Requirements: All entries below need to be written out exactly, but without their pictures.

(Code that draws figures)
--- begin ---

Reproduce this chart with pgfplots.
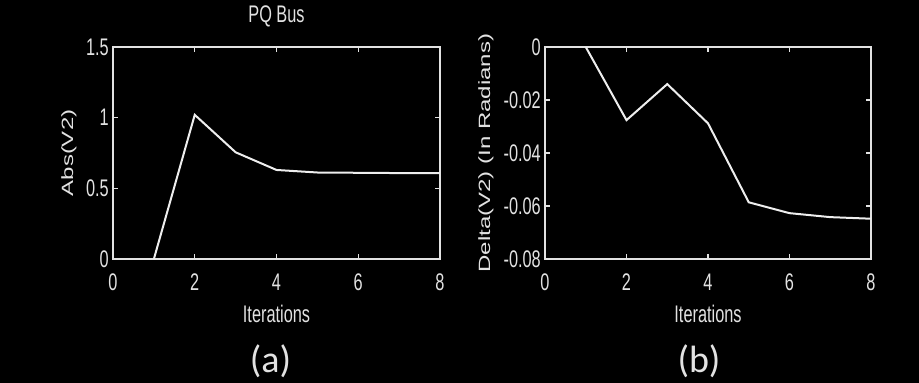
\documentclass[border=0pt]{standalone}
\usepackage{fontspec}
\setmainfont{Liberation Sans}
\newfontfamily\sqfont[FakeStretch=0.68]{Liberation Sans}
\newfontfamily\capfont{Carlito}
\usepackage{graphicx}
\usepackage{pgfplots}
\pgfplotsset{compat=1.18}
\definecolor{fg}{HTML}{E2E2E2}
\definecolor{ln}{HTML}{EEEEEE}
\pgfplotsset{mstyle/.style={
  scale only axis, height=212bp, anchor=south west,
  axis line style={fg, line width=1.6bp},
  every tick/.style={fg, line width=1.4bp},
  major tick length=5bp,
  tick align=inside, xtick pos=both, ytick pos=both,
  scaled y ticks=false, scaled x ticks=false,
  xmin=0, xmax=8, xtick={0,2,4,6,8},
  xticklabels={0,2,4,6,8},
  ticklabel style={font=\sqfont\fontsize{24bp}{28bp}\selectfont, text=fg, inner sep=0pt},
  xticklabel style={anchor=base, yshift=-32bp},
  yticklabel style={anchor=east, xshift=-4bp},
  xlabel={Iterations},
  xlabel style={at={(axis description cs:0.5,0)}, anchor=base, yshift=-63bp,
    font=\sqfont\fontsize{24bp}{28bp}\selectfont, text=fg, inner sep=0pt},
  ylabel style={anchor=center, rotate=0, font=\fontsize{24bp}{28bp}\selectfont, text=fg, inner sep=0pt},
  title style={at={(axis description cs:0.5,1)}, anchor=base, yshift=19bp,
    font=\sqfont\fontsize{24bp}{28bp}\selectfont, text=fg, inner sep=0pt},
  clip=false,
}}
\begin{document}
\begin{tikzpicture}
\fill[black] (0,0) rectangle (919bp,383bp);
\begin{axis}[mstyle, at={(113bp,124bp)}, width=327bp,
  title={PQ Bus},
  ymin=0, ymax=1.5, ytick={0,0.5,1,1.5}, yticklabels={0,0.5,1,1.5},
  ylabel={\scalebox{1}[0.68]{Abs(V2)}},
  ylabel style={at={(axis description cs:-0.1346,0.5)}},
]
\addplot[ln, line width=2bp] coordinates {
(1,0) (2,1.02) (3,0.755) (4,0.63) (5,0.612) (6,0.61) (7,0.608) (8,0.607)
};
\node[anchor=base, text=fg, font=\capfont\fontsize{38bp}{40bp}\selectfont, inner sep=0pt]
  at ([xshift=-6bp,yshift=-113bp]axis description cs:0.5,0) {(a)};
\end{axis}
\begin{axis}[mstyle, at={(545bp,124bp)}, width=326bp,
  ymin=-0.08, ymax=0, ytick={-0.08,-0.06,-0.04,-0.02,0},
  yticklabels={-0.08,-0.06,-0.04,-0.02,0},
  ylabel={\scalebox{1}[0.68]{Delta(V2) (In Radians)}},
  ylabel style={at={(axis description cs:-0.181,0.5)}},
]
\addplot[ln, line width=2bp] coordinates {
(1,0) (2,-0.0276) (3,-0.014) (4,-0.0288) (5,-0.0586) (6,-0.0627) (7,-0.0642) (8,-0.0648)
};
\node[anchor=base, text=fg, font=\capfont\fontsize{38bp}{40bp}\selectfont, inner sep=0pt]
  at ([xshift=-9bp,yshift=-113bp]axis description cs:0.5,0) {(b)};
\end{axis}
\pgfresetboundingbox
\path[use as bounding box] (0,0) rectangle (919bp,383bp);
\end{tikzpicture}
\end{document}
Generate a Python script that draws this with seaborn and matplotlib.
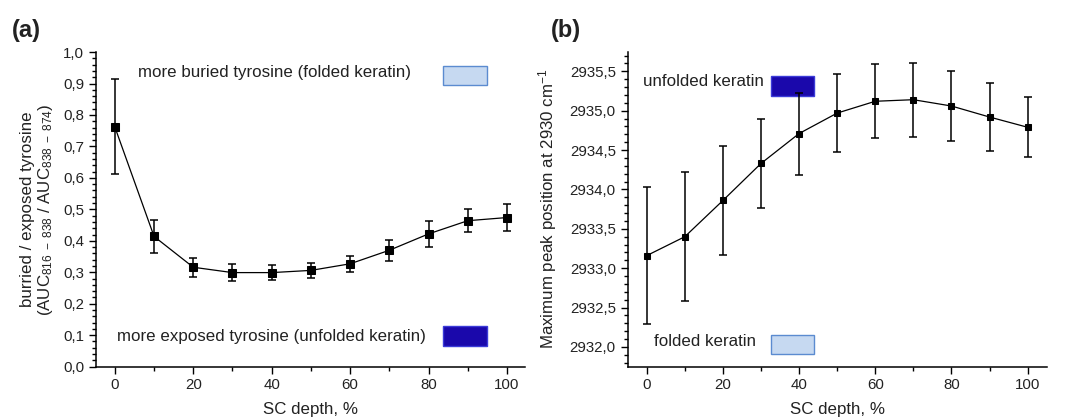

--- end ---

Exercise answer:
Reproduce this chart with pgfplots.
\documentclass[border=0pt]{standalone}
\usepackage{fontspec}
\setmainfont{Liberation Sans}
\newfontfamily\sqfont[FakeStretch=0.68]{Liberation Sans}
\newfontfamily\capfont{Carlito}
\usepackage{graphicx}
\usepackage{pgfplots}
\pgfplotsset{compat=1.18}
\definecolor{fg}{HTML}{E2E2E2}
\definecolor{ln}{HTML}{EEEEEE}
\pgfplotsset{mstyle/.style={
  scale only axis, height=212bp, anchor=south west,
  axis line style={fg, line width=1.6bp},
  every tick/.style={fg, line width=1.4bp},
  major tick length=5bp,
  tick align=inside, xtick pos=both, ytick pos=both,
  scaled y ticks=false, scaled x ticks=false,
  xmin=0, xmax=8, xtick={0,2,4,6,8},
  xticklabels={0,2,4,6,8},
  ticklabel style={font=\sqfont\fontsize{24bp}{28bp}\selectfont, text=fg, inner sep=0pt},
  xticklabel style={anchor=base, yshift=-32bp},
  yticklabel style={anchor=east, xshift=-4bp},
  xlabel={Iterations},
  xlabel style={at={(axis description cs:0.5,0)}, anchor=base, yshift=-63bp,
    font=\sqfont\fontsize{24bp}{28bp}\selectfont, text=fg, inner sep=0pt},
  ylabel style={anchor=center, rotate=0, font=\fontsize{24bp}{28bp}\selectfont, text=fg, inner sep=0pt},
  title style={at={(axis description cs:0.5,1)}, anchor=base, yshift=19bp,
    font=\sqfont\fontsize{24bp}{28bp}\selectfont, text=fg, inner sep=0pt},
  clip=false,
}}
\begin{document}
\begin{tikzpicture}
\fill[black] (0,0) rectangle (919bp,383bp);
\begin{axis}[mstyle, at={(113bp,124bp)}, width=327bp,
  title={PQ Bus},
  ymin=0, ymax=1.5, ytick={0,0.5,1,1.5}, yticklabels={0,0.5,1,1.5},
  ylabel={\scalebox{1}[0.68]{Abs(V2)}},
  ylabel style={at={(axis description cs:-0.1346,0.5)}},
]
\addplot[ln, line width=2bp] coordinates {
(1,0) (2,1.02) (3,0.755) (4,0.63) (5,0.612) (6,0.61) (7,0.608) (8,0.607)
};
\node[anchor=base, text=fg, font=\capfont\fontsize{38bp}{40bp}\selectfont, inner sep=0pt]
  at ([xshift=-6bp,yshift=-113bp]axis description cs:0.5,0) {(a)};
\end{axis}
\begin{axis}[mstyle, at={(545bp,124bp)}, width=326bp,
  ymin=-0.08, ymax=0, ytick={-0.08,-0.06,-0.04,-0.02,0},
  yticklabels={-0.08,-0.06,-0.04,-0.02,0},
  ylabel={\scalebox{1}[0.68]{Delta(V2) (In Radians)}},
  ylabel style={at={(axis description cs:-0.181,0.5)}},
]
\addplot[ln, line width=2bp] coordinates {
(1,0) (2,-0.0276) (3,-0.014) (4,-0.0288) (5,-0.0586) (6,-0.0627) (7,-0.0642) (8,-0.0648)
};
\node[anchor=base, text=fg, font=\capfont\fontsize{38bp}{40bp}\selectfont, inner sep=0pt]
  at ([xshift=-9bp,yshift=-113bp]axis description cs:0.5,0) {(b)};
\end{axis}
\pgfresetboundingbox
\path[use as bounding box] (0,0) rectangle (919bp,383bp);
\end{tikzpicture}
\end{document}
Generate a Python script that draws this with seaborn and matplotlib.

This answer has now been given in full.